▶ [Task objective]
Your answer should be a single number: the count of lines containing the string "this".

── Exercise inputs

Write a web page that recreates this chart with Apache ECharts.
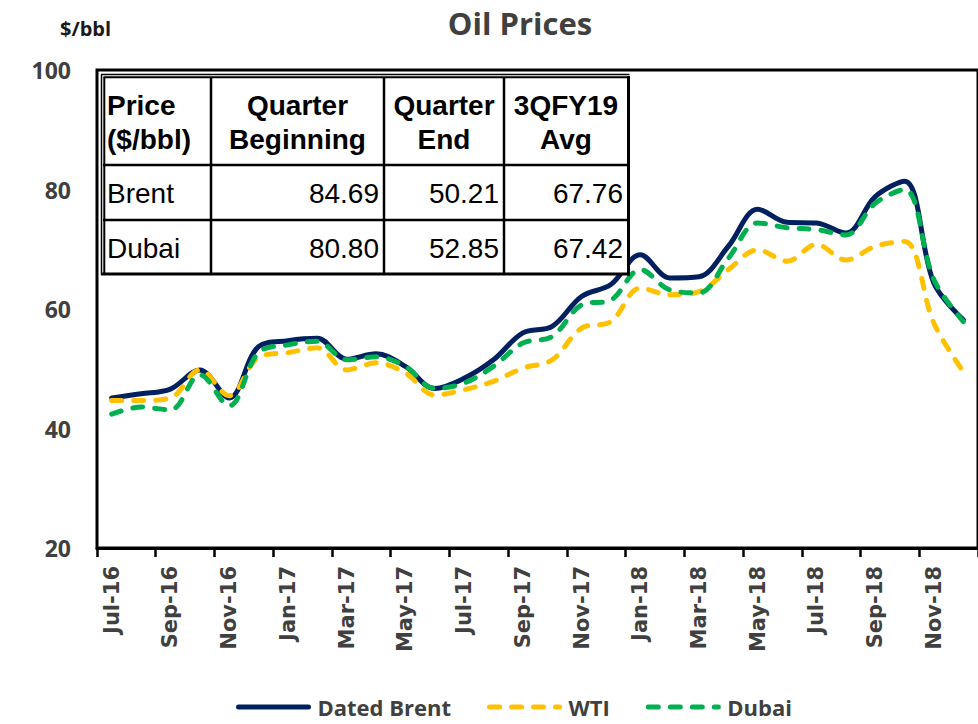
<!DOCTYPE html>
<html>
<head>
<meta charset="utf-8">
<script src="https://cdn.jsdelivr.net/npm/echarts@6/dist/echarts.min.js"></script>
<style>
html,body{margin:0;padding:0;background:#fff;}
#chart{width:978px;height:724px;}
</style>
</head>
<body>
<div id="chart"></div>
<script>
// ---- data ----
const months = ["Jul-16","Aug-16","Sep-16","Oct-16","Nov-16","Dec-16",
  "Jan-17","Feb-17","Mar-17","Apr-17","May-17","Jun-17",
  "Jul-17","Aug-17","Sep-17","Oct-17","Nov-17","Dec-17",
  "Jan-18","Feb-18","Mar-18","Apr-18","May-18","Jun-18",
  "Jul-18","Aug-18","Sep-18","Oct-18","Nov-18","Dec-18"];
const datedBrent = [45.1,45.8,46.6,49.8,45.1,53.7,54.7,55.1,51.6,52.5,50.4,46.7,
  48.4,51.5,56.0,57.1,62.1,64.1,69.1,65.2,65.4,70.5,76.7,74.5,74.4,72.7,78.8,81.4,64.3,58.2];
const wti = [44.7,44.7,45.1,49.8,45.5,51.9,52.7,53.5,49.8,51.0,49.3,45.6,
  46.5,47.9,50.1,51.5,56.8,57.9,63.5,62.4,62.9,66.6,69.9,68.0,70.8,68.2,70.5,71.3,57.6,49.5];
const dubai = [42.4,43.6,43.1,49.0,43.8,52.7,54.0,54.6,51.5,52.0,50.4,46.7,
  47.6,50.4,54.3,55.4,60.7,61.5,66.6,63.2,62.7,68.5,74.4,73.6,73.3,72.4,77.7,80.0,64.9,57.9];
const seriesNames = ["Dated Brent","WTI","Dubai"];
const yTicks = [20,40,60,80,100];

const tableHeader = [["Price","($/bbl)"],["Quarter","Beginning"],["Quarter","End"],["3QFY19","Avg"]];
const tableRowNames = ["Brent","Dubai"];
const tableValues = [[84.69,50.21,67.76],[80.80,52.85,67.42]];

const chartTitle = "Oil Prices";
const unitLabel = "$/bbl";

// ---- layout / style ----
const colEdges = [102, 211, 384, 504, 628];
const rowEdges = [76, 165, 220, 274];
const tableFont = "'Liberation Sans', Arial, sans-serif";
const uiFont = "'Open Sans', sans-serif";

const chart = echarts.init(document.getElementById('chart'), null, {renderer:'svg'});

const graphics = [];
graphics.push({type:'rect', z:100, shape:{x:colEdges[0], y:rowEdges[0], width:colEdges[4]-colEdges[0], height:rowEdges[3]-rowEdges[0]},
  style:{fill:'#fff', stroke:null}});
graphics.push({type:'line', z:101, shape:{x1:101.5,y1:74.5,x2:101.5,y2:275}, style:{stroke:'#000',lineWidth:1.5}});
graphics.push({type:'line', z:101, shape:{x1:101,y1:74.5,x2:629.5,y2:74.5}, style:{stroke:'#000',lineWidth:1.5}});
graphics.push({type:'line', z:101, shape:{x1:104.3,y1:77,x2:104.3,y2:275}, style:{stroke:'#000',lineWidth:2}});
graphics.push({type:'line', z:101, shape:{x1:103.5,y1:77.3,x2:629.5,y2:77.3}, style:{stroke:'#000',lineWidth:2}});
graphics.push({type:'line', z:101, shape:{x1:628.5,y1:76,x2:628.5,y2:275.5}, style:{stroke:'#000',lineWidth:3}});
graphics.push({type:'line', z:101, shape:{x1:101,y1:274,x2:630,y2:274}, style:{stroke:'#000',lineWidth:3}});
for (let i=1;i<4;i++){
  graphics.push({type:'line', z:101, shape:{x1:colEdges[i],y1:77,x2:colEdges[i],y2:274}, style:{stroke:'#000',lineWidth:2.5}});
}
for (let j=1;j<3;j++){
  graphics.push({type:'line', z:101, shape:{x1:103,y1:rowEdges[j],x2:628,y2:rowEdges[j]}, style:{stroke:'#000',lineWidth:2.5}});
}
tableHeader.forEach((h,i)=>{
  const left = i===0;
  graphics.push({type:'text', z:102, style:{
    text:h.join('\n'), x: left ? colEdges[0]+5 : (colEdges[i]+colEdges[i+1])/2, y:(rowEdges[0]+rowEdges[1])/2+2,
    textAlign: left ? 'left':'center', textVerticalAlign:'middle', lineHeight:34,
    font:"bold 28px "+tableFont, fill:'#000'}});
});
tableRowNames.forEach((n,r)=>{
  const cy = (rowEdges[r+1]+rowEdges[r+2])/2+1;
  graphics.push({type:'text', z:102, style:{text:n, x:colEdges[0]+5, y:cy, textAlign:'left', textVerticalAlign:'middle',
    font:"28px "+tableFont, fill:'#000'}});
  tableValues[r].forEach((v,c)=>{
    graphics.push({type:'text', z:102, style:{text:v.toFixed(2), x:colEdges[c+2]-5, y:cy, textAlign:'right', textVerticalAlign:'middle',
      font:"28px "+tableFont, fill:'#000'}});
  });
});
graphics.push({type:'text', z:102, style:{text:chartTitle, x:520, y:23, textAlign:'center', textVerticalAlign:'middle',
  font:"bold 31px "+uiFont, fill:'#404040'}});
graphics.push({type:'text', z:102, style:{text:unitLabel, x:60, y:28, textAlign:'left', textVerticalAlign:'middle',
  font:"bold 20px "+uiFont, fill:'#1a1a1a'}});

const colors = ['#002060','#FFC000','#00B050'];
const dataSets = [datedBrent, wti, dubai];

chart.setOption({
  animation:false,
  backgroundColor:'#fff',
  grid:{left:97, right:-4, top:70, bottom:176, show:true, borderColor:'#000', borderWidth:3},
  legend:{
    left:236, top:696, itemWidth:70, itemHeight:22, itemGap:36, padding:0,
    data:seriesNames,
    itemStyle:{opacity:0, borderWidth:0},
    lineStyle:{width:5, cap:'round'},
    textStyle:{fontFamily:uiFont, fontWeight:'bold', fontSize:22, lineHeight:22, color:'#404040', padding:[0,0,0,4]}
  },
  xAxis:{
    type:'category', data:months, boundaryGap:true,
    axisLine:{show:true, lineStyle:{color:'#000', width:3}},
    axisTick:{show:true, interval:1, length:9, lineStyle:{color:'#000', width:2.5}},
    axisLabel:{interval:1, rotate:90, margin:18, fontFamily:'DejaVu Sans', fontWeight:'bold', fontSize:21, color:'#404040'},
    splitLine:{show:false}
  },
  yAxis:{
    type:'value', min:yTicks[0], max:yTicks[yTicks.length-1], interval:20,
    axisLine:{show:false}, axisTick:{show:false}, splitLine:{show:false},
    axisLabel:{margin:26, fontFamily:uiFont, fontWeight:'bold', fontSize:23, color:'#404040'}
  },
  series: seriesNames.map((n,i)=>({
    name:n, type:'line', data:dataSets[i], smooth:0.35, symbol:'none', showSymbol:false,
    color:colors[i],
    lineStyle:{color:colors[i], width:5, type: i===0 ? 'solid' : [10,12], cap:'round'},
    z: 2+i
  })),
  graphic: graphics
});
</script>
</body>
</html>
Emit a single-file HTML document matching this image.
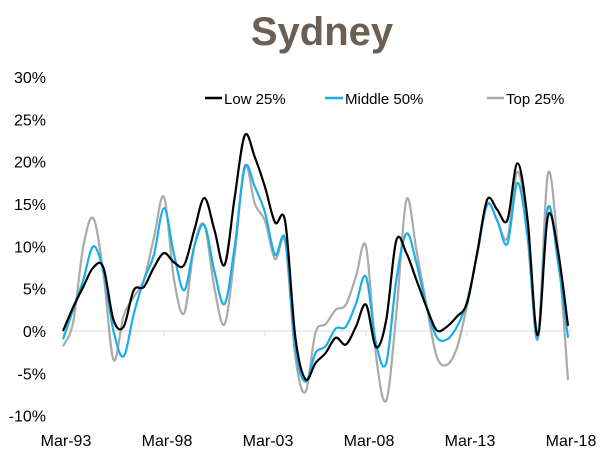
<!DOCTYPE html>
<html><head><meta charset="utf-8"><style>
body{margin:0;background:#fff;}
svg{display:block;font-family:"Liberation Sans",sans-serif;}
</style></head><body>
<svg id="chart" width="606" height="472">
<text x="322" y="45" text-anchor="middle" font-size="40" font-weight="bold" fill="#6b5e52">Sydney</text>
<g id="yaxis"></g>
<g id="xaxis"></g>
<g id="series"></g>
<g>
<g><line x1="205" y1="98" x2="222" y2="98" stroke="#000" stroke-width="2.5"/><text x="224" y="104" font-size="15">Low 25%</text></g>
<g><line x1="325" y1="98" x2="343" y2="98" stroke="#1aaee8" stroke-width="2.5"/><text x="345" y="104" font-size="15">Middle 50%</text></g>
<g><line x1="487" y1="98" x2="504" y2="98" stroke="#aaa" stroke-width="2.5"/><text x="506" y="104" font-size="15">Top 25%</text></g>
</g>
</svg>
<script>
const yTicks=[-10,-5,0,5,10,15,20,25,30];
const xTickLabels=["Mar-93","Mar-98","Mar-03","Mar-08","Mar-13","Mar-18"];
const xTickYears=[0,5,10,15,20,25];
const step=0.5;
const low=[0,2.8,5.2,7.5,7.5,1.3,0.5,4.8,5.2,7.5,9.2,8.1,7.8,11.9,15.7,11.9,7.8,15.8,23.1,20.5,17,12.8,12.9,-0.7,-5.7,-3.8,-2.6,-0.8,-1.6,0.5,3.1,-1.9,1.3,10.7,9.2,6,2.8,0.1,0.5,1.7,3.3,9.2,15.5,14.3,13.1,19.8,13.1,-0.5,13.5,9.5,0.6];
const middle=[-1,2.5,6,10,7,0,-3,2,6,9,14.5,9,4.8,10,12.5,7,3.2,10,19.3,17,14,9,10.8,-2,-6,-2.6,-1.8,0.3,0.5,3.2,6.4,-1.5,-3.8,6,11.5,8,2.8,-0.7,-1,0.5,3.5,9,14.9,13,10.3,17.5,11,-0.8,14.5,8.2,-0.8];
const top25=[-1.8,1,9.9,13.3,6.8,-3.4,1.8,4,6,11,15.8,6,2.1,10,12.5,5,0.8,9,19.5,15,13,8.5,10.5,-3,-7.2,-0.2,0.8,2.5,3.1,6.4,10,-3,-8.2,2,15.5,9.5,3,-3,-4,-2,3,9,15,13,11,18.8,12,-1,18.5,9.9,-5.8];
const X=t=>63+t*20.2, Y=v=>331-v*8.47;
const NS="http://www.w3.org/2000/svg";
const svg=document.getElementById('chart');
const ya=document.getElementById('yaxis'), xa=document.getElementById('xaxis'), sg=document.getElementById('series');
function mk(tag,attrs,parent){const e=document.createElementNS(NS,tag);for(const k in attrs)e.setAttribute(k,attrs[k]);parent.appendChild(e);return e;}
yTicks.forEach(v=>{
  const t=mk('text',{x:46,y:Y(v)+6,'text-anchor':'end','font-size':16,fill:'#000'},ya);
  
  
  t.textContent=v+'%';
});
const zl=mk('line',{x1:X(0),x2:X(25)+4,y1:Y(0),y2:Y(0),stroke:'#d9d9d9','stroke-width':1},xa);


xTickYears.forEach((yr,i)=>{
  const tk=mk('line',{x1:X(yr),x2:X(yr),y1:Y(0),y2:Y(0)+5,stroke:'#d9d9d9'},xa);
  
  
  const t=mk('text',{x:X(yr)+3,y:446,'text-anchor':'middle','font-size':16,fill:'#000'},xa);
  
  
  t.textContent=xTickLabels[i];
});
function pathFor(vals){
  const p=vals.map((v,i)=>[X(i*step),Y(v)]);
  let d='M'+p[0][0]+','+p[0][1];
  for(let i=0;i<p.length-1;i++){
    const p0=p[i-1]||p[i],p1=p[i],p2=p[i+1],p3=p[i+2]||p2;
    const c1=[p1[0]+(p2[0]-p0[0])/6,p1[1]+(p2[1]-p0[1])/6];
    const c2=[p2[0]-(p3[0]-p1[0])/6,p2[1]-(p3[1]-p1[1])/6];
    d+=`C${c1[0].toFixed(1)},${c1[1].toFixed(1)} ${c2[0].toFixed(1)},${c2[1].toFixed(1)} ${p2[0].toFixed(1)},${p2[1].toFixed(1)}`;
  }
  return d;
}
const lt=mk('path',{d:pathFor(top25),fill:'none',stroke:'#aaaaaa','stroke-width':2.2},sg);


const lm=mk('path',{d:pathFor(middle),fill:'none',stroke:'#1aaee8','stroke-width':2.2},sg);


const ll=mk('path',{d:pathFor(low),fill:'none',stroke:'#000','stroke-width':2.2},sg);


</script>
</body></html>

────

▶ [Written response]
2